Absolute calibration of the spectral sensitivity of an x-ray streak camera over the 0.1-10keV spectral range equipped with CsI photocathode.

Abstract

In this paper, we report the absolute measurement of the spectral sensitivity of a bilamellar tube x-ray streak camera (XRSC) over the 0.1-10keV range equipped with a CsI photocathode for Laser MégaJoule (LMJ) fusion experiments. This calibration of the XRSC is performed in static mode by using two multi-anode x-ray generators. Two silicon drift detectors (SDDs) previously calibrated at the Physikalisch-Technische-Bundesanstalt radiometric laboratory are used as secondary standards. Both x-ray generators work with a specific monochromator for radiometric measurements. In the sub-keV region, a 1 m-grazing incidence Rowland geometry monochromator specifically developed to handle LMJ's x-ray camera is used, whereas for higher energies (>2keV), a double-crystal monochromator is employed.
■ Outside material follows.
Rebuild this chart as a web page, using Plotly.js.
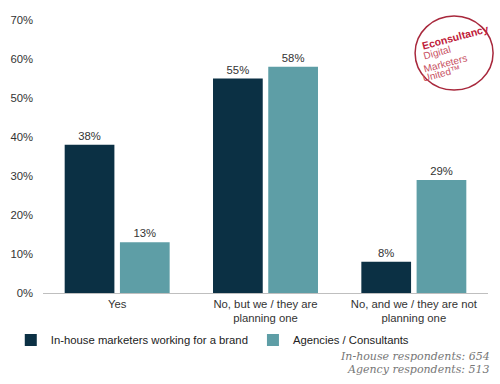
<!DOCTYPE html>
<html>
<head>
<meta charset="utf-8">
<script src="https://cdn.plot.ly/plotly-3.0.1.min.js"></script>
<style>
html,body{margin:0;padding:0;background:#fff;}
#chart{width:500px;height:384px;}
</style>
</head>
<body>
<div id="chart"></div>
<script>
const categories = ["Yes", "No, but we / they are<br>planning one", "No, and we / they are not<br>planning one"];
const seriesNames = ["In-house marketers working for a brand", "Agencies / Consultants"];
const inHouse = [38, 55, 8];
const agencies = [13, 58, 29];
const yTickVals = [0, 10, 20, 30, 40, 50, 60, 70];
const yTickText = ["0%", "10%", "20%", "30%", "40%", "50%", "60%", "70%"];
const footnotes = ["In-house respondents: 654", "Agency respondents: 513"];
const logoLines = ["Econsultancy", "Digital", "Marketers", "United\u2122"];

const colors = ["#0b3044", "#5e9ea6"];
const fontFam = "Liberation Sans, Arial, sans-serif";
const fs = 11.3;

const traces = [inHouse, agencies].map((vals, i) => ({
  type: "bar",
  name: seriesNames[i],
  x: categories,
  y: vals,
  marker: {color: colors[i]},
  text: vals.map(v => v + "%"),
  textposition: "outside",
  textfont: {family: fontFam, size: fs, color: "#333"},
  cliponaxis: false,
  hoverinfo: "none"
}));

const annotations = [
  {xref: "paper", yref: "paper", x: 1.01, y: -0.231, xanchor: "right", yanchor: "middle",
   text: "<i>" + footnotes[0] + "</i>", showarrow: false,
   font: {family: "DejaVu Serif, Liberation Serif, serif", size: 11, color: "#777"}},
  {xref: "paper", yref: "paper", x: 1.01, y: -0.282, xanchor: "right", yanchor: "middle",
   text: "<i>" + footnotes[1] + "</i>", showarrow: false,
   font: {family: "DejaVu Serif, Liberation Serif, serif", size: 11, color: "#777"}}
];

// logo text
const logoX = 0.9238, logoY = 0.879;
const logoOffsets = [[1, 16], [-17, 1], [-9, -10], [-13, -20]];
logoLines.forEach((t, i) => {
  annotations.push({
    xref: "paper", yref: "paper", x: logoX, y: logoY, xanchor: "center", yanchor: "middle",
    xshift: logoOffsets[i][0], yshift: logoOffsets[i][1],
    text: i === 0 ? "<b>" + t + "</b>" : t, showarrow: false, textangle: -15,
    font: {family: fontFam, size: i === 0 ? 10.5 : 10, color: i === 0 ? "#c0203a" : "#c8505f"}
  });
});

const layout = {
  width: 500, height: 384,
  margin: {l: 42, r: 12, t: 20, b: 91},
  paper_bgcolor: "#fff", plot_bgcolor: "#fff",
  barmode: "group",
  bargap: 0.255,
  bargroupgap: 0.1,
  font: {family: fontFam, size: fs, color: "#333"},
  showlegend: true,
  legend: {orientation: "h", x: -0.07, y: -0.172, xanchor: "left", yanchor: "middle",
           bgcolor: "rgba(0,0,0,0)",
           font: {family: fontFam, size: fs, color: "#222"}, itemwidth: 30,
           traceorder: "normal"},
  xaxis: {showline: true, linecolor: "#bfbfbf", linewidth: 1, ticks: "",
          tickfont: {family: fontFam, size: fs, color: "#333"}, fixedrange: true},
  yaxis: {range: [0, 70], tickvals: yTickVals, ticktext: yTickText, showgrid: false,
          zeroline: false, showline: false, ticks: "", ticklabelstandoff: 9,
          tickfont: {family: fontFam, size: fs, color: "#333"}, fixedrange: true},
  shapes: [{type: "circle", xref: "paper", yref: "paper", xsizemode: "pixel", ysizemode: "pixel",
            xanchor: logoX, yanchor: logoY, x0: -39, x1: 39, y0: -37, y1: 37,
            line: {color: "#a8283c", width: 1.5}, fillcolor: "rgba(0,0,0,0)"}],
  annotations: annotations
};

Plotly.newPlot("chart", traces, layout, {displayModeBar: false, staticPlot: true});
</script>
</body>
</html>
The absolute spectral sensitivity of the XRSC is obtained by comparing the CCD counts of the XRSC output with the output counts in x-ray lines recorded by the SDD. The results obtained below 1.2keV are, to our knowledge, the first measurements of the spectral sensitivity of an XRSC in the soft x-ray range with a CsI photocathode. Comparison with a model describing the spectral dependence of the sensitivity of the XRSC revealed that measurements obtained in the sub-keV region are greater than expected, whereas they agree with the model above 4.5keV. There may be several contributors to this behavior, including the grain morphology of the CsI layer and exposure to air.